In the entries that follow, the first line to write out is the one containing "Recreate this image", and the last is the one containing "from matplotlib.patches import". Reproduce that stretch exactly, with nothing before or after it.

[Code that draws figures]
<<<<

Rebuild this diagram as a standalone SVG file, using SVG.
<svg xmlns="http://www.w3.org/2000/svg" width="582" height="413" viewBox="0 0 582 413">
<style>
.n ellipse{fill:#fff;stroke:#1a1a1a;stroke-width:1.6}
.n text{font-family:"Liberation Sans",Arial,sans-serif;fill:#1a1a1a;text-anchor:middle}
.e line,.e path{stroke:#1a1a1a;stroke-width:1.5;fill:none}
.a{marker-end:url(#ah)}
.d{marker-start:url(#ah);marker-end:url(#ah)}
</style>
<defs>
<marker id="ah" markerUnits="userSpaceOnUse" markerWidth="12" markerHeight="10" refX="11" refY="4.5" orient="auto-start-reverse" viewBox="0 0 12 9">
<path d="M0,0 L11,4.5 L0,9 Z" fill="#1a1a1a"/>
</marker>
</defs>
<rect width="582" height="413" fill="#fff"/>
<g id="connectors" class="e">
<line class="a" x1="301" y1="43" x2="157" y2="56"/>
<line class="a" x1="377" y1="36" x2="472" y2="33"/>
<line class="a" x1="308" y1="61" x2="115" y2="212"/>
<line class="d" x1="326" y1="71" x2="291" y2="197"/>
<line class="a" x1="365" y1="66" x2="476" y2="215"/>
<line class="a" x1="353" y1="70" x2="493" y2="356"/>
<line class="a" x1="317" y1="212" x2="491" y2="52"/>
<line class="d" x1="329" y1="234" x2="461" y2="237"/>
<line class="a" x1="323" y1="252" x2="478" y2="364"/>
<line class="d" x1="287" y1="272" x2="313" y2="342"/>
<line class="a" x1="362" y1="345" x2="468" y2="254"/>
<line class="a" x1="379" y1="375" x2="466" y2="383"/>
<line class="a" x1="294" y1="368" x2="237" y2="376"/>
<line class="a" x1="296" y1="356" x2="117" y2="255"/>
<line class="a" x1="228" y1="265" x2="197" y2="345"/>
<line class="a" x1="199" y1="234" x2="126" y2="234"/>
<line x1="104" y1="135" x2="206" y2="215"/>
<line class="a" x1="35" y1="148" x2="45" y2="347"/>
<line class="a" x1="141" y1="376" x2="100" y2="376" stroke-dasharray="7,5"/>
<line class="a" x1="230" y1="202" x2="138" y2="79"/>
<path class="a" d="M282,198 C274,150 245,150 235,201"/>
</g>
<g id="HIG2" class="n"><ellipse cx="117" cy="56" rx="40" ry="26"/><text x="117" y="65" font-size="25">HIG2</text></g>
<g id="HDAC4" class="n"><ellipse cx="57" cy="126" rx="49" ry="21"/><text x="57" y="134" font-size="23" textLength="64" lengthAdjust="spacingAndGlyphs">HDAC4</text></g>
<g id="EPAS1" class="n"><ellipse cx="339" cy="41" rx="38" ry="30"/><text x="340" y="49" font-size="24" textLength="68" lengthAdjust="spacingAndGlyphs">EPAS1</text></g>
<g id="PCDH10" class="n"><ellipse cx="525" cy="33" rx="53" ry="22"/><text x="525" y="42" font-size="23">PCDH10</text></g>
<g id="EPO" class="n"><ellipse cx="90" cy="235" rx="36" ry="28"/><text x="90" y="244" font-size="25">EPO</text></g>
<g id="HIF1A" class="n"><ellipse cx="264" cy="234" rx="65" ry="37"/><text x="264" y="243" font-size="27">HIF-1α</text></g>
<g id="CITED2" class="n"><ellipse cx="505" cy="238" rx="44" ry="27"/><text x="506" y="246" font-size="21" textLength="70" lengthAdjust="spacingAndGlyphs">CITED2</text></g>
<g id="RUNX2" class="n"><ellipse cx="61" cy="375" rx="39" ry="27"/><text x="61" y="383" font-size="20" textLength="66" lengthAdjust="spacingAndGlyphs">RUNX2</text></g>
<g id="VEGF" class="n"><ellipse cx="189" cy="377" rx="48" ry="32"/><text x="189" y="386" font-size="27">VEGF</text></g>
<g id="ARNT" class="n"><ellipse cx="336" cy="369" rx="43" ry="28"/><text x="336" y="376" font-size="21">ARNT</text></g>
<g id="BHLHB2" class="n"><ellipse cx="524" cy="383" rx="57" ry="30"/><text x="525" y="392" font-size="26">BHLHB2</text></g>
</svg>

>>>>
<<<<

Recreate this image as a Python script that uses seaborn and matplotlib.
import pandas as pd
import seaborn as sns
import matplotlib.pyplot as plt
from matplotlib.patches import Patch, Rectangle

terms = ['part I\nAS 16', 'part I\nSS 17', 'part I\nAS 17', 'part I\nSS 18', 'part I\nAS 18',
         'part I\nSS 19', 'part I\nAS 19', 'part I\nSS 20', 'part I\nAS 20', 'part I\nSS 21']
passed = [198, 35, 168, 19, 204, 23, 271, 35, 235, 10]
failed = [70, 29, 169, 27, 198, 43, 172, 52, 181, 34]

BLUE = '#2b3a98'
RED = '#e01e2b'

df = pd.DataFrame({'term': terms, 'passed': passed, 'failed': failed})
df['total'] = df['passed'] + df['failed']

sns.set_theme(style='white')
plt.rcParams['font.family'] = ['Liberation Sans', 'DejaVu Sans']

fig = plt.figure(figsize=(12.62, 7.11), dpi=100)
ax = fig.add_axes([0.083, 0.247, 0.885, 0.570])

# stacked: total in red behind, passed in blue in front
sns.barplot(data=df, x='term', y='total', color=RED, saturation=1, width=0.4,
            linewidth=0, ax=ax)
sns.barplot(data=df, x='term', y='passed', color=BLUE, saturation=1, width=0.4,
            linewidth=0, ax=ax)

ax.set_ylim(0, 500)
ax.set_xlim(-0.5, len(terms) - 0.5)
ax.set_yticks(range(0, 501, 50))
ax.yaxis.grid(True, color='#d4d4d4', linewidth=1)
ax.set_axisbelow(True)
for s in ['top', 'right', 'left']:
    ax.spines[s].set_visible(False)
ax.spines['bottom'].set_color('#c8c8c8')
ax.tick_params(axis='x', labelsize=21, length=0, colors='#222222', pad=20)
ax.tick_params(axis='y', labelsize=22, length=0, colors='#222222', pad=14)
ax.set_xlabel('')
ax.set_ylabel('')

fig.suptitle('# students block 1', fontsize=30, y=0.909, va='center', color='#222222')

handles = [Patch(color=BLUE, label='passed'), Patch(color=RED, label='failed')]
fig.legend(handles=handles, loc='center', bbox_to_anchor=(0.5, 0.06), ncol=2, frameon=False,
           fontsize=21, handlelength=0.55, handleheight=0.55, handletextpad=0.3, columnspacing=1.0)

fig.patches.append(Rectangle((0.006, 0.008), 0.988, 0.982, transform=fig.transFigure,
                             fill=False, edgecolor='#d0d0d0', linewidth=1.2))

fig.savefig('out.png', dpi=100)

>>>>
<<<<

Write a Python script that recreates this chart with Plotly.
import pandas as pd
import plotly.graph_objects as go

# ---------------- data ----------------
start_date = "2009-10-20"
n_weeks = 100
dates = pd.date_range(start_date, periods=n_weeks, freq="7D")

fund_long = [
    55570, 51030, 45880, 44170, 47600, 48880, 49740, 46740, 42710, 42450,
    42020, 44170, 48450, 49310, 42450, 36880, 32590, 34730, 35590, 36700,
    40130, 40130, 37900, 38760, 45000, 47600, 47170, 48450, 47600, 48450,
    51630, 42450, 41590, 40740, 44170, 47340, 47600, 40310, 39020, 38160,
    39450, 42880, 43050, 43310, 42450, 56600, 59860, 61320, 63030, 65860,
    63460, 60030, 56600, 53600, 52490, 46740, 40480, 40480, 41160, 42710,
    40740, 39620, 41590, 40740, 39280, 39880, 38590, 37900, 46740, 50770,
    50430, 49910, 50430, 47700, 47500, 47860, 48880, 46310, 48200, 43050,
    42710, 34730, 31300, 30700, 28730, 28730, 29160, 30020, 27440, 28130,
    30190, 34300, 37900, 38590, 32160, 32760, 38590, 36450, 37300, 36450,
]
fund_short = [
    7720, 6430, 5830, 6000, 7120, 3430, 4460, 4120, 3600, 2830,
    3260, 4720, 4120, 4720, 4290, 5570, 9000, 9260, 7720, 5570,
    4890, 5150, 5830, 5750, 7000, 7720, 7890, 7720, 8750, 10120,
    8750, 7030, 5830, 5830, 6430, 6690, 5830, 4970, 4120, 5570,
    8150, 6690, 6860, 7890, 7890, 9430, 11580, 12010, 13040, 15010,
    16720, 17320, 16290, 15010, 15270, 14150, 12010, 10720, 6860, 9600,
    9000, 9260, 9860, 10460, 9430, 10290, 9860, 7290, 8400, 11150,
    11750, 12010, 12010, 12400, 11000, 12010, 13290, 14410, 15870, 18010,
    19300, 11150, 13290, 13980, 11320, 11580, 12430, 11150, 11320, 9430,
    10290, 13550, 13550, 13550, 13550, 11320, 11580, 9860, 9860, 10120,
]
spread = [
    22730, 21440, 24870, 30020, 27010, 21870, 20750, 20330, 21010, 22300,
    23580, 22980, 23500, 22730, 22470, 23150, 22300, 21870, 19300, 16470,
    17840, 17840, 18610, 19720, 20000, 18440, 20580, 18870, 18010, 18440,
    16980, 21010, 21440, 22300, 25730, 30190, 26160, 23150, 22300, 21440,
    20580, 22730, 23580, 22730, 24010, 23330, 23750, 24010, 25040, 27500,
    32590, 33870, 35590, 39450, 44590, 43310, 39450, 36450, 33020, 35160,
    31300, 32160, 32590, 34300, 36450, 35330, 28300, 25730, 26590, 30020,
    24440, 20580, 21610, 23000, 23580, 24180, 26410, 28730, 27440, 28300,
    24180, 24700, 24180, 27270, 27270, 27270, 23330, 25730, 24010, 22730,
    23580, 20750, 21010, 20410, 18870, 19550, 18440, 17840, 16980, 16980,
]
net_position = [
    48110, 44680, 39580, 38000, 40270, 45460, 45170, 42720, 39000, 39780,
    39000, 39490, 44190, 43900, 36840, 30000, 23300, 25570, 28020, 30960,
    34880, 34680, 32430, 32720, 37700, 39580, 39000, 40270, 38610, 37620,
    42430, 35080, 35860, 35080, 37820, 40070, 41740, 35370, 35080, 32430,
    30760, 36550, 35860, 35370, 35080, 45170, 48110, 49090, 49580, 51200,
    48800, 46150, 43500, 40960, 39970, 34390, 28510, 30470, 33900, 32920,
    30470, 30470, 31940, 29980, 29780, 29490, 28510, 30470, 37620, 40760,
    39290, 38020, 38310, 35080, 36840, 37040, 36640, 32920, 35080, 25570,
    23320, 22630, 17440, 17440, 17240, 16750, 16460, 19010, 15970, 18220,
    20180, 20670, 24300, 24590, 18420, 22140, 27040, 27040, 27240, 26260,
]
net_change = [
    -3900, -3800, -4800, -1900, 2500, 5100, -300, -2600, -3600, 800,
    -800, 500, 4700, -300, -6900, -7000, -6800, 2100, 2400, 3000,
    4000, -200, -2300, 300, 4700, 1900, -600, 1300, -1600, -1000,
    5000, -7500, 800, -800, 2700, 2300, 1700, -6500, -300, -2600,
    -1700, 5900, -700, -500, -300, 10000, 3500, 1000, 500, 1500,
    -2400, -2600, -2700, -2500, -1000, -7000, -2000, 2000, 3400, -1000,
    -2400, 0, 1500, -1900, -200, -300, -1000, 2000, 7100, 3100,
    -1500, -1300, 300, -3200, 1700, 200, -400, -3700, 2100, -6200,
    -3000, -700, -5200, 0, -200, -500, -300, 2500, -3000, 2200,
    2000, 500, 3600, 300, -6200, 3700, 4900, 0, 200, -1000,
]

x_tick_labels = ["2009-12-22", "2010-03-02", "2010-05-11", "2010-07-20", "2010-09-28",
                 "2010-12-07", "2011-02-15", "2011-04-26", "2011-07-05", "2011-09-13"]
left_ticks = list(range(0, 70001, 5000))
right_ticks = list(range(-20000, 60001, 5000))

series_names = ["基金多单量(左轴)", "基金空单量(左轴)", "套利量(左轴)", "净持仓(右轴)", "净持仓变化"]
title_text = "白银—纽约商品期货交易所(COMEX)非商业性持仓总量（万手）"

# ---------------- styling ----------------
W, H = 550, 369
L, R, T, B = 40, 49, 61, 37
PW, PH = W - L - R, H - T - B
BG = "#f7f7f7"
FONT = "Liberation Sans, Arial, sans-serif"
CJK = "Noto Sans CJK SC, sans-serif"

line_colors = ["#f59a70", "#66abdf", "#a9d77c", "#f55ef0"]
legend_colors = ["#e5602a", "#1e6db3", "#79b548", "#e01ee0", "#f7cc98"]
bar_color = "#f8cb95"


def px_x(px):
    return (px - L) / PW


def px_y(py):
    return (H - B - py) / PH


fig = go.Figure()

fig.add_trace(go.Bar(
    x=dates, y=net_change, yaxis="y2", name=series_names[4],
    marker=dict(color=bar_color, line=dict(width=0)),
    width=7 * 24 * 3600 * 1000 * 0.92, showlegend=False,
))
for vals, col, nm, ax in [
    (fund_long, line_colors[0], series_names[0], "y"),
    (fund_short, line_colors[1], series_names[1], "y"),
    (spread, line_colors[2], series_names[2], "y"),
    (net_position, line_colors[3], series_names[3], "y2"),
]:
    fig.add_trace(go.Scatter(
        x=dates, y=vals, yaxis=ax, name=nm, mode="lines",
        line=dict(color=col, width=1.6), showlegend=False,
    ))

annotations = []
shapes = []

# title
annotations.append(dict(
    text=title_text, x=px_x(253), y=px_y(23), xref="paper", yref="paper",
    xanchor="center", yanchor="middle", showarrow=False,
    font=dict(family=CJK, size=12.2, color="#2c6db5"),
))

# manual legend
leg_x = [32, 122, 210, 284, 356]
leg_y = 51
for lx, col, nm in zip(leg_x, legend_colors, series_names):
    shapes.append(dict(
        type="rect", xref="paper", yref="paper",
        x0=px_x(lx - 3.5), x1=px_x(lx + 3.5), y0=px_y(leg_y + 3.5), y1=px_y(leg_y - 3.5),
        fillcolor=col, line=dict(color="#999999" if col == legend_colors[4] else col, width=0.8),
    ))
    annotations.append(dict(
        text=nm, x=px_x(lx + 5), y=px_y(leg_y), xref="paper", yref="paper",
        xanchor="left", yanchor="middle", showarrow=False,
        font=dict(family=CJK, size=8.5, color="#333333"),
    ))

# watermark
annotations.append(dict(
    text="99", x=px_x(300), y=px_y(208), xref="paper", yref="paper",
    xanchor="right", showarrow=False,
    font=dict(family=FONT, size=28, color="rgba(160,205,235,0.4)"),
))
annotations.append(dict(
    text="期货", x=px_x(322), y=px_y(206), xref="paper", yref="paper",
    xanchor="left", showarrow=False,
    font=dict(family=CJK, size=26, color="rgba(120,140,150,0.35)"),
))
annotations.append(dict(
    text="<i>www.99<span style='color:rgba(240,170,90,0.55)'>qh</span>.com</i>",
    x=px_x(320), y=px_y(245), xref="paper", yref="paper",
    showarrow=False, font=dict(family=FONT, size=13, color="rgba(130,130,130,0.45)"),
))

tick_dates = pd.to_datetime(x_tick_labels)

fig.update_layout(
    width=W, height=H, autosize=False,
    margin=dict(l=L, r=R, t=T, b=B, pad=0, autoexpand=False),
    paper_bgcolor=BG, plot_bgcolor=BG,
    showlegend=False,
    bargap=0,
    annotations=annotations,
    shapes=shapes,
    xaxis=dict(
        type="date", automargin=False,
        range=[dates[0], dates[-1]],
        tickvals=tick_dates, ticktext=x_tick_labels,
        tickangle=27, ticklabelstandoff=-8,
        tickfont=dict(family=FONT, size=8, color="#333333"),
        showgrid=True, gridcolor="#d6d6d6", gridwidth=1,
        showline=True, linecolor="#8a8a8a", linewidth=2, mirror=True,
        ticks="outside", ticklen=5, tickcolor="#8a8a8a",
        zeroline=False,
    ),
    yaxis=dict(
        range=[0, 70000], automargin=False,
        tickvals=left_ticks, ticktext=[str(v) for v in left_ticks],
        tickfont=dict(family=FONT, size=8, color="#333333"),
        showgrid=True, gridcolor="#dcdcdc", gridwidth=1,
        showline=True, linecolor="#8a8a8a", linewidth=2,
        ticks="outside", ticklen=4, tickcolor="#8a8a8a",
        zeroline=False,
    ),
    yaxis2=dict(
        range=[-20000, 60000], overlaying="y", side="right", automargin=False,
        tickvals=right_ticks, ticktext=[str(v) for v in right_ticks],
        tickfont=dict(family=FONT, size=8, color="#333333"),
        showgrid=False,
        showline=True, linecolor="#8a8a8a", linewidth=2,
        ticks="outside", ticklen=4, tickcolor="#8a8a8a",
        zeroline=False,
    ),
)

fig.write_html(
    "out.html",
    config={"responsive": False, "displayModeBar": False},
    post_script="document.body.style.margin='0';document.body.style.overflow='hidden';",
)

>>>>

**Exercise answer**
Recreate this image as a Python script that uses seaborn and matplotlib.
import pandas as pd
import seaborn as sns
import matplotlib.pyplot as plt
from matplotlib.patches import Patch, Rectangle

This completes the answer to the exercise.